Mevrouw Poleyn, wat ontwikkelingssamenwerking betreft, hebben we ons gefocust. Ik ben zelf naar Mozambique geweest, wat een focusland is voor Vlaanderen en waar nog heel wat werk moet worden verricht. We moeten goed opletten. Er is heel veel nood in heel belangrijke delen van de wereld, maar we moeten, zeker als het over ontwikkelingssamenwerking gaat, ons focussen, om te voorkomen dat onze middelen te verspreid en versnipperd zouden worden, met alle gevolgen van dien.

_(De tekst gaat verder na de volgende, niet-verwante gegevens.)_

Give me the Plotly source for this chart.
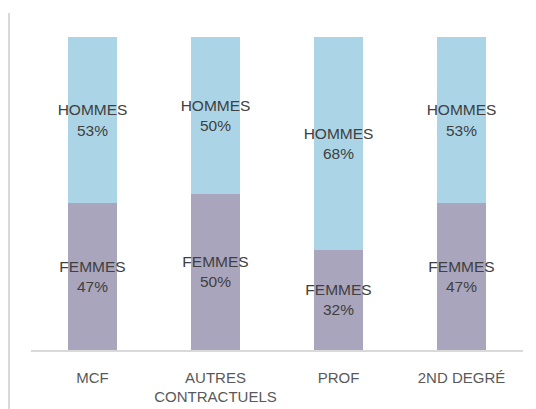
import plotly.graph_objects as go

categories = ["MCF", "AUTRES<br>CONTRACTUELS", "PROF", "2ND DEGRÉ"]
femmes = [47, 50, 32, 47]
hommes = [53, 50, 68, 53]
series_names = ["FEMMES", "HOMMES"]
series_values = [femmes, hommes]
series_colors = ["#A9A5BC", "#ABD5E6"]

fig = go.Figure()
for name, vals, col in zip(series_names, series_values, series_colors):
    fig.add_trace(go.Bar(
        x=categories, y=vals, name=name,
        marker=dict(color=col, line=dict(width=0)),
        text=[f"{name}<br>{v}%" for v in vals],
        textposition="inside", insidetextanchor="middle",
        constraintext="none", textangle=0,
        textfont=dict(family="Liberation Sans, Arial, sans-serif", size=15.5, color="#404040"),
        hoverinfo="skip",
    ))

fig.update_layout(
    barmode="stack", bargap=0.6,
    width=536, height=409,
    margin=dict(l=23, r=21, t=29, b=67, autoexpand=False),
    paper_bgcolor="white", plot_bgcolor="white",
    showlegend=False,
    font=dict(family="Liberation Sans, Arial, sans-serif", color="#595959"),
    xaxis=dict(showline=True, linecolor="#D9D9D9", linewidth=1.5, automargin=False,
               ticks="", showgrid=False, zeroline=False, ticklabelstandoff=13,
               tickfont=dict(size=15, color="#595959")),
    yaxis=dict(range=[0, 100], visible=False, showgrid=False, zeroline=False, automargin=False),
    shapes=[dict(type="line", xref="paper", yref="paper",
                 x0=-0.0447, x1=-0.0447, y0=1.077, y1=-0.25,
                 line=dict(color="#D9D9D9", width=2))],
)

fig.write_html("out.html")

Ik kan enkel herhalen dat F.I.T. er de nodige aandacht voor heeft, er ook de nadruk op legt en de vinger aan de pols houdt. Ook in Cambodja is er zeker nog heel wat werk te verrichten. Wat de samenwerking met IAO betreft, mevrouw Poleyn, is het antwoord ook positief.
Mevrouw Fientje Moerman : Minister-president, net zoals u heb ik ook al vele tientallen bedrijven bezocht in binnen- en buitenland. In elk van die bedrijven moet je je aanpassen aan de regels die er gelden. Als je ergens een cleanroom bezoekt, krijg je de klassieke fotos van al die witte mannetjes in wegwerpoveralls met de muts met de elastiek. Dat geeft altijd aanleiding tot veel hilariteit en leuke fotos voor de pers. Maar je moet je aanpassen. Ik kan u wel zeggen dat onze delegatie een helm heeft gekregen, maar oordopjes heb ik nooit gezien en veiligheidsschoenen ook niet. Ik ben het gewend om gesloten schoenen te dragen. Ik heb daar ook geen ethische, religieuze of arbeidsrechtelijke bezwaren tegen. Maar dat is niet gebeurd. Dat doet mij vermoeden dat men het misschien inderdaad niet zo nauw neemt.
De voorzitter : De vragen om uitleg zijn afgehandeld.